■ The request ■
Quote all of the data that follows exactly as written, skipping the images.

■ Collected data ■

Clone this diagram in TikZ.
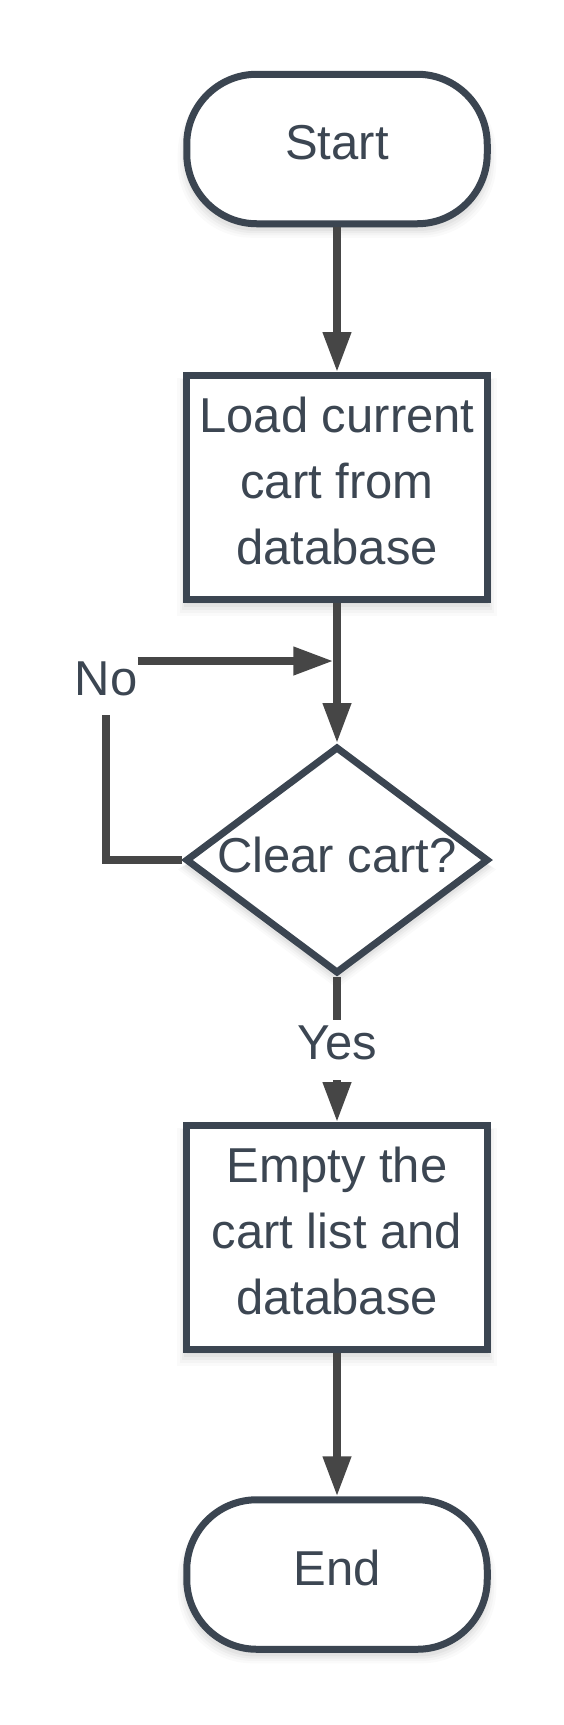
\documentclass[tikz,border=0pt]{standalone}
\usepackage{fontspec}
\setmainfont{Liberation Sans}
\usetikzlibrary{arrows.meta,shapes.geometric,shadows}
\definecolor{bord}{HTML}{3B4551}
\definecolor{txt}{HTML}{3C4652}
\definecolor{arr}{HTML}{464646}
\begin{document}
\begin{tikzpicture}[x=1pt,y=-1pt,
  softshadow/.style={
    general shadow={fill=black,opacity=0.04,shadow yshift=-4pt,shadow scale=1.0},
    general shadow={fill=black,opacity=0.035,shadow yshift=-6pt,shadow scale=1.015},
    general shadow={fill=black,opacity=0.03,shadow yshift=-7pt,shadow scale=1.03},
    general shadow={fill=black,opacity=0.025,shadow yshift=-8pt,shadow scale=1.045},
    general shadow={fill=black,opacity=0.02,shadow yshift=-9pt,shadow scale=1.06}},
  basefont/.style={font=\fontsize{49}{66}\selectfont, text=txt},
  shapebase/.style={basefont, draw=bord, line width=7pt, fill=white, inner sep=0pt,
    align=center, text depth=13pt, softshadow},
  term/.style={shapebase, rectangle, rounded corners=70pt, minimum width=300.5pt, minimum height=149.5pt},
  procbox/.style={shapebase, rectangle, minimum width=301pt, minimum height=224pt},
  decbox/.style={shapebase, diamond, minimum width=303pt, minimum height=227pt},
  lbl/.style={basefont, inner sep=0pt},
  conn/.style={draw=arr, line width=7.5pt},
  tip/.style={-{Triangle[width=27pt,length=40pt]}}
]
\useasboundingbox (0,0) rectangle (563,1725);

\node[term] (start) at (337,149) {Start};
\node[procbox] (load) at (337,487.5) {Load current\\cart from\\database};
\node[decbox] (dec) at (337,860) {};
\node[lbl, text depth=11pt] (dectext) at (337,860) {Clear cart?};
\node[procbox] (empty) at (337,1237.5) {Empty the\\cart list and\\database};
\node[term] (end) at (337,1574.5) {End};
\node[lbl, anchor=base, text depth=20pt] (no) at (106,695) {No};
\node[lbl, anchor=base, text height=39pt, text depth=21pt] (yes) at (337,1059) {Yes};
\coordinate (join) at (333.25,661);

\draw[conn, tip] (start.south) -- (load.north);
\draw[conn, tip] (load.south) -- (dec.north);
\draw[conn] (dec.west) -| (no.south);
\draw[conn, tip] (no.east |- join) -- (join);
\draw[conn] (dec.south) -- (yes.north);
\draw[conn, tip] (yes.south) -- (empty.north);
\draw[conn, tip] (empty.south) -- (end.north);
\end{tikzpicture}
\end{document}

■ Output below ■
Clone this diagram in TikZ.
\documentclass[tikz,border=0pt]{standalone}
\usepackage{fontspec}
\setmainfont{Liberation Sans}
\usetikzlibrary{arrows.meta,shapes.geometric,shadows}
\definecolor{bord}{HTML}{3B4551}
\definecolor{txt}{HTML}{3C4652}
\definecolor{arr}{HTML}{464646}
\begin{document}
\begin{tikzpicture}[x=1pt,y=-1pt,
  softshadow/.style={
    general shadow={fill=black,opacity=0.04,shadow yshift=-4pt,shadow scale=1.0},
    general shadow={fill=black,opacity=0.035,shadow yshift=-6pt,shadow scale=1.015},
    general shadow={fill=black,opacity=0.03,shadow yshift=-7pt,shadow scale=1.03},
    general shadow={fill=black,opacity=0.025,shadow yshift=-8pt,shadow scale=1.045},
    general shadow={fill=black,opacity=0.02,shadow yshift=-9pt,shadow scale=1.06}},
  basefont/.style={font=\fontsize{49}{66}\selectfont, text=txt},
  shapebase/.style={basefont, draw=bord, line width=7pt, fill=white, inner sep=0pt,
    align=center, text depth=13pt, softshadow},
  term/.style={shapebase, rectangle, rounded corners=70pt, minimum width=300.5pt, minimum height=149.5pt},
  procbox/.style={shapebase, rectangle, minimum width=301pt, minimum height=224pt},
  decbox/.style={shapebase, diamond, minimum width=303pt, minimum height=227pt},
  lbl/.style={basefont, inner sep=0pt},
  conn/.style={draw=arr, line width=7.5pt},
  tip/.style={-{Triangle[width=27pt,length=40pt]}}
]
\useasboundingbox (0,0) rectangle (563,1725);

\node[term] (start) at (337,149) {Start};
\node[procbox] (load) at (337,487.5) {Load current\\cart from\\database};
\node[decbox] (dec) at (337,860) {};
\node[lbl, text depth=11pt] (dectext) at (337,860) {Clear cart?};
\node[procbox] (empty) at (337,1237.5) {Empty the\\cart list and\\database};
\node[term] (end) at (337,1574.5) {End};
\node[lbl, anchor=base, text depth=20pt] (no) at (106,695) {No};
\node[lbl, anchor=base, text height=39pt, text depth=21pt] (yes) at (337,1059) {Yes};
\coordinate (join) at (333.25,661);

\draw[conn, tip] (start.south) -- (load.north);
\draw[conn, tip] (load.south) -- (dec.north);
\draw[conn] (dec.west) -| (no.south);
\draw[conn, tip] (no.east |- join) -- (join);
\draw[conn] (dec.south) -- (yes.north);
\draw[conn, tip] (yes.south) -- (empty.north);
\draw[conn, tip] (empty.south) -- (end.north);
\end{tikzpicture}
\end{document}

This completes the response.